The Parent Express – a party bus loaded with education materials, books, and volunteers – took to the road on Wednesday to visit school children and parents in 10 different cities and promote the joys of learning for both children and their parents.
The annual bus tour run by the Connecticut Parents Union – an education advocacy group – is staffed with high school volunteers who dress up as movie characters and distribute children’s books donated by various companies, like Scholastic.
President of CTPU Gwen Samuel says the bus is all about delivering a positive message to children and parents about the importance of education.
“Literacy equals liberation,” Samuel said. “The goal is for our children to be free to learn, to create healthy environments to learn and grow.”
The bus has reached more than 4,700 children and 600 parents to date, according to Samuel, and stops at schools across the state from Waterbury to New London, focusing on poor-performing school districts.
A positive message about education may be just what the state needs right now.
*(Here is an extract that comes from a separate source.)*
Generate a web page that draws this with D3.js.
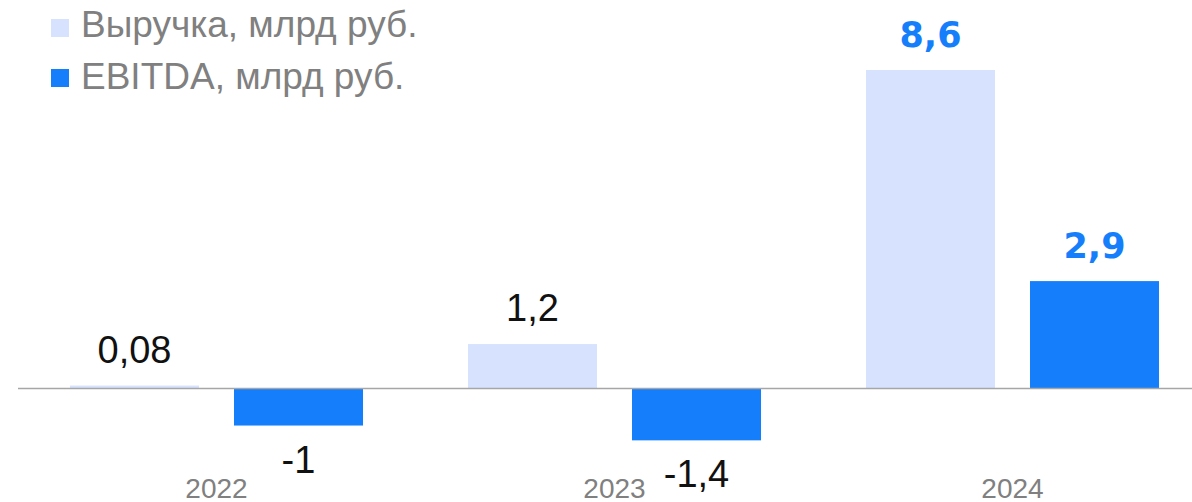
<!DOCTYPE html>
<html lang="ru">
<head>
    <meta charset="UTF-8">
    <title>Выручка и EBITDA</title>
    <script src="https://cdnjs.cloudflare.com/ajax/libs/d3/7.8.4/d3.min.js"></script>
    <style>
        html, body { margin: 0; padding: 0; background: #fff; }
        svg { display: block; font-family: "Liberation Sans", Arial, sans-serif; }
    </style>
</head>
<body>
    <svg width="1192" height="502"></svg>

    <script>
        const years = ["2022", "2023", "2024"];
        const seriesNames = ["Выручка, млрд руб.", "EBITDA, млрд руб."];
        const revenue = [0.08, 1.2, 8.6];
        const ebitda = [-1, -1.4, 2.9];
        const revenueLabels = ["0,08", "1,2", "8,6"];
        const ebitdaLabels = ["-1", "-1,4", "2,9"];

        const colors = ["#d6e2fe", "#157efb"];
        const highlightYear = "2024";

        const svg = d3.select("svg");

        const rows = [];
        years.forEach((yr, i) => {
            rows.push({ year: yr, s: 0, v: revenue[i], label: revenueLabels[i] });
            rows.push({ year: yr, s: 1, v: ebitda[i], label: ebitdaLabels[i] });
        });

        const x0 = d3.scaleBand().domain(years).range([17.5, 1211.5]).padding(0);
        const x1 = d3.scaleBand().domain([0, 1]).range([0, x0.bandwidth()])
            .paddingInner(0.2134).paddingOuter(0.32);
        const y = d3.scaleLinear().domain([0, 8.6]).range([388.5, 70]);

        // bars
        svg.append("g").selectAll("rect")
            .data(rows)
            .enter().append("rect")
            .attr("x", d => x0(d.year) + x1(d.s))
            .attr("width", x1.bandwidth())
            .attr("y", d => Math.min(y(d.v), y(0)))
            .attr("height", d => Math.abs(y(d.v) - y(0)))
            .attr("fill", d => colors[d.s]);

        // zero line
        svg.append("line")
            .attr("x1", 18).attr("x2", 1192)
            .attr("y1", y(0)).attr("y2", y(0))
            .attr("stroke", "#a6a6a6")
            .attr("stroke-width", 1.5);

        // value labels
        svg.append("g").selectAll("text")
            .data(rows)
            .enter().append("text")
            .attr("x", d => x0(d.year) + x1(d.s) + x1.bandwidth() / 2)
            .attr("y", d => d.v >= 0 ? y(d.v) - 23 : y(d.v) + 47)
            .attr("text-anchor", "middle")
            .style("font-size", d => d.year === highlightYear ? "35px" : "38px")
            .style("font-family", d => d.year === highlightYear ? "'DejaVu Sans', sans-serif" : null)
            .style("font-weight", d => d.year === highlightYear ? "bold" : "normal")
            .attr("fill", d => d.year === highlightYear ? "#157efb" : "#111")
            .text(d => d.label);

        // year labels (cut by the bottom edge, as in the original)
        svg.append("g").selectAll("text")
            .data(years)
            .enter().append("text")
            .attr("x", d => x0(d) + x0.bandwidth() / 2)
            .attr("y", 498)
            .attr("text-anchor", "middle")
            .style("font-size", "28px")
            .attr("fill", "#808080")
            .text(d => d);

        // legend
        const legend = svg.append("g").selectAll("g")
            .data(seriesNames)
            .enter().append("g")
            .attr("transform", (d, i) => `translate(51,${19 + i * 50})`);

        legend.append("rect")
            .attr("width", 18).attr("height", 18)
            .attr("fill", (d, i) => colors[i]);

        legend.append("text")
            .attr("x", 30)
            .attr("y", (d, i) => 18 + i * 2)
            .style("font-size", "37px")
            .attr("fill", "#808080")
            .text(d => d);
    </script>
</body>
</html>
Connecticut’s schools have been under a legal microscope for the past decade, following two major court decisions.
In its 1996 Sheff v. O’Neil decision, the Connecticut Supreme Court ruled that racial segregation in the Hartford school system violated students’ constitutional rights prompting the city to build a number of magnet schools.
The success of those magnet schools has been in dispute lately, after a report found that some of the best Hartford magnet schools had empty seats because the school could not meet racial quotas, leaving Hartford students in failing schools.
A state audit also found that magnet school officials were bypassing the lottery system to admit particular students, particularly star athletes.
More recently, Superior Court Judge Thomas Moukawsher ruled that Connecticut’s education funding formula was “irrational” and needed to be revised. The judge’s decision was the result of a lawsuit by the Connecticut Coalition for Justice in Education Funding.
Although Connecticut is home to a large number of very good schools, it is also home to one of the largest student achievement gaps in the country, largely split along the lines between low-performing city schools and high-performing schools in suburbs.
State budget challenges added to school financing pressures this year when the legislature had to close a multi-billion budget deficit.
Even though the legislature did not cut funding to most schools, it didn’t increase the funding either. Rising costs at the municipal level mean that although most schools were not cut, they would still have to do more with less.
However, after passage of the budget, Gov. Dannel Malloy cut $91 million in state municipal aid because the budget required him to find $182 million in state spending cuts. The reduction affected every school municipality in the state.
But Samuel and the CT Parents Union kept their six-year tradition of delivering a positive message alive by bringing the Parent Express to schools and children across Connecticut.